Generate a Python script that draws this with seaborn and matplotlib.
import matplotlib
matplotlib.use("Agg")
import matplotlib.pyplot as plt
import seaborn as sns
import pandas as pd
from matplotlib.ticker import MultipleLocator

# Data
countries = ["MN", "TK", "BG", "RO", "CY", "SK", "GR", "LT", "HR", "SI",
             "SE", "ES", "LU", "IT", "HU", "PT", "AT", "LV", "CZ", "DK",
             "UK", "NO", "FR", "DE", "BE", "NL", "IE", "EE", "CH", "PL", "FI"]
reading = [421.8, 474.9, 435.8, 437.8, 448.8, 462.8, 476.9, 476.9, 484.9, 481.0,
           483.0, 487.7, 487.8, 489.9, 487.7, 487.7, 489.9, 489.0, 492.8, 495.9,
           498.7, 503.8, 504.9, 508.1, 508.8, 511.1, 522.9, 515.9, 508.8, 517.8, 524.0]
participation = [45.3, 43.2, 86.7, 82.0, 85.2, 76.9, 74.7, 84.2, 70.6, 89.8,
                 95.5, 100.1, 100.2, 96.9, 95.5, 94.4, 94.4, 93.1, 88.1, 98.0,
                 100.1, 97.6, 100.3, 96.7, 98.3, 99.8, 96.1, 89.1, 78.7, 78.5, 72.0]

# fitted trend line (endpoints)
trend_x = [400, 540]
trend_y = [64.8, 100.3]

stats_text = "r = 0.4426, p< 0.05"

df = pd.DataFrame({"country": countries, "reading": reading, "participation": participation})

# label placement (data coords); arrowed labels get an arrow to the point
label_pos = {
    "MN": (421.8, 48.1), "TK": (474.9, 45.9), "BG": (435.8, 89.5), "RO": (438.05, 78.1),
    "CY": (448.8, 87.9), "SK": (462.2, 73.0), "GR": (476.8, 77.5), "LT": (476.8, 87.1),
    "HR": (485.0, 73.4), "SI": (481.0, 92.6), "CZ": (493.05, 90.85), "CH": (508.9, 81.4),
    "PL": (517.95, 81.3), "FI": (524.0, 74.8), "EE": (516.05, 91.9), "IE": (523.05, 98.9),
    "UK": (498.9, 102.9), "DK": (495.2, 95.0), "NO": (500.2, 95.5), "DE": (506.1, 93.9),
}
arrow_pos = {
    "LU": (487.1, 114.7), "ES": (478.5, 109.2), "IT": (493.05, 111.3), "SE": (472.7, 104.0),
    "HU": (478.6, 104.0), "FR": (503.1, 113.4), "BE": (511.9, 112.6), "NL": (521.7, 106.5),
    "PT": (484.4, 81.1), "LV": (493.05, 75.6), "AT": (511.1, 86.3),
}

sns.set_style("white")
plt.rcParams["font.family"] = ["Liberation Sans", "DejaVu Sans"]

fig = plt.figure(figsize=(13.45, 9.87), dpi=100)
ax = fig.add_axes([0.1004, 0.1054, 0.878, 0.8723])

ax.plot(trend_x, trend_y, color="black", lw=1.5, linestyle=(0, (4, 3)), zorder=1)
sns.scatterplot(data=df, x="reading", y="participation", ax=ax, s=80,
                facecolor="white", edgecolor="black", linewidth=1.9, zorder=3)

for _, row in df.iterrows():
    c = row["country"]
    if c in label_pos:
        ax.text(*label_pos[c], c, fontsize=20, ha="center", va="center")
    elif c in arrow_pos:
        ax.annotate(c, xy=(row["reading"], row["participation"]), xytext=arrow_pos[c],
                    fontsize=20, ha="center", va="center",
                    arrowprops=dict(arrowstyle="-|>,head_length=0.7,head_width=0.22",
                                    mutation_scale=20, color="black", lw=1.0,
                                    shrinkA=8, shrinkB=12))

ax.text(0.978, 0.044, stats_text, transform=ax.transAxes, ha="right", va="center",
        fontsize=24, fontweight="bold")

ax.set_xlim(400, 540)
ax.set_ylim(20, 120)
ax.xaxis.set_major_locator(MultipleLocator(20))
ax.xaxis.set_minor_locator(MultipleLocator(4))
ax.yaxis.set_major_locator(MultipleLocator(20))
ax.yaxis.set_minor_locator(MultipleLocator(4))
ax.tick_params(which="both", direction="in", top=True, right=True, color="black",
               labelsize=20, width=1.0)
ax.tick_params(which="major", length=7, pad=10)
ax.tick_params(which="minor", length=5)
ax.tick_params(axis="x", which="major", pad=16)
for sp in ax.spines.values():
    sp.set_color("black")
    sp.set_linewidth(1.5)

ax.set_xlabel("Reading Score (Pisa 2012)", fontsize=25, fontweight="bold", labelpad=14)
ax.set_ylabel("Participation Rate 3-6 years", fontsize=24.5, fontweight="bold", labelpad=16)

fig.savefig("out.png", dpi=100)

**What to work on:** Each line above must be printed exactly as it appears.

**Answer to this exercise:**
Generate a Python script that draws this with seaborn and matplotlib.
import matplotlib
matplotlib.use("Agg")
import matplotlib.pyplot as plt
import seaborn as sns
import pandas as pd
from matplotlib.ticker import MultipleLocator

# Data
countries = ["MN", "TK", "BG", "RO", "CY", "SK", "GR", "LT", "HR", "SI",
             "SE", "ES", "LU", "IT", "HU", "PT", "AT", "LV", "CZ", "DK",
             "UK", "NO", "FR", "DE", "BE", "NL", "IE", "EE", "CH", "PL", "FI"]
reading = [421.8, 474.9, 435.8, 437.8, 448.8, 462.8, 476.9, 476.9, 484.9, 481.0,
           483.0, 487.7, 487.8, 489.9, 487.7, 487.7, 489.9, 489.0, 492.8, 495.9,
           498.7, 503.8, 504.9, 508.1, 508.8, 511.1, 522.9, 515.9, 508.8, 517.8, 524.0]
participation = [45.3, 43.2, 86.7, 82.0, 85.2, 76.9, 74.7, 84.2, 70.6, 89.8,
                 95.5, 100.1, 100.2, 96.9, 95.5, 94.4, 94.4, 93.1, 88.1, 98.0,
                 100.1, 97.6, 100.3, 96.7, 98.3, 99.8, 96.1, 89.1, 78.7, 78.5, 72.0]

# fitted trend line (endpoints)
trend_x = [400, 540]
trend_y = [64.8, 100.3]

stats_text = "r = 0.4426, p< 0.05"

df = pd.DataFrame({"country": countries, "reading": reading, "participation": participation})

# label placement (data coords); arrowed labels get an arrow to the point
label_pos = {
    "MN": (421.8, 48.1), "TK": (474.9, 45.9), "BG": (435.8, 89.5), "RO": (438.05, 78.1),
    "CY": (448.8, 87.9), "SK": (462.2, 73.0), "GR": (476.8, 77.5), "LT": (476.8, 87.1),
    "HR": (485.0, 73.4), "SI": (481.0, 92.6), "CZ": (493.05, 90.85), "CH": (508.9, 81.4),
    "PL": (517.95, 81.3), "FI": (524.0, 74.8), "EE": (516.05, 91.9), "IE": (523.05, 98.9),
    "UK": (498.9, 102.9), "DK": (495.2, 95.0), "NO": (500.2, 95.5), "DE": (506.1, 93.9),
}
arrow_pos = {
    "LU": (487.1, 114.7), "ES": (478.5, 109.2), "IT": (493.05, 111.3), "SE": (472.7, 104.0),
    "HU": (478.6, 104.0), "FR": (503.1, 113.4), "BE": (511.9, 112.6), "NL": (521.7, 106.5),
    "PT": (484.4, 81.1), "LV": (493.05, 75.6), "AT": (511.1, 86.3),
}

sns.set_style("white")
plt.rcParams["font.family"] = ["Liberation Sans", "DejaVu Sans"]

fig = plt.figure(figsize=(13.45, 9.87), dpi=100)
ax = fig.add_axes([0.1004, 0.1054, 0.878, 0.8723])

ax.plot(trend_x, trend_y, color="black", lw=1.5, linestyle=(0, (4, 3)), zorder=1)
sns.scatterplot(data=df, x="reading", y="participation", ax=ax, s=80,
                facecolor="white", edgecolor="black", linewidth=1.9, zorder=3)

for _, row in df.iterrows():
    c = row["country"]
    if c in label_pos:
        ax.text(*label_pos[c], c, fontsize=20, ha="center", va="center")
    elif c in arrow_pos:
        ax.annotate(c, xy=(row["reading"], row["participation"]), xytext=arrow_pos[c],
                    fontsize=20, ha="center", va="center",
                    arrowprops=dict(arrowstyle="-|>,head_length=0.7,head_width=0.22",
                                    mutation_scale=20, color="black", lw=1.0,
                                    shrinkA=8, shrinkB=12))

ax.text(0.978, 0.044, stats_text, transform=ax.transAxes, ha="right", va="center",
        fontsize=24, fontweight="bold")

ax.set_xlim(400, 540)
ax.set_ylim(20, 120)
ax.xaxis.set_major_locator(MultipleLocator(20))
ax.xaxis.set_minor_locator(MultipleLocator(4))
ax.yaxis.set_major_locator(MultipleLocator(20))
ax.yaxis.set_minor_locator(MultipleLocator(4))
ax.tick_params(which="both", direction="in", top=True, right=True, color="black",
               labelsize=20, width=1.0)
ax.tick_params(which="major", length=7, pad=10)
ax.tick_params(which="minor", length=5)
ax.tick_params(axis="x", which="major", pad=16)
for sp in ax.spines.values():
    sp.set_color("black")
    sp.set_linewidth(1.5)

ax.set_xlabel("Reading Score (Pisa 2012)", fontsize=25, fontweight="bold", labelpad=14)
ax.set_ylabel("Participation Rate 3-6 years", fontsize=24.5, fontweight="bold", labelpad=16)

fig.savefig("out.png", dpi=100)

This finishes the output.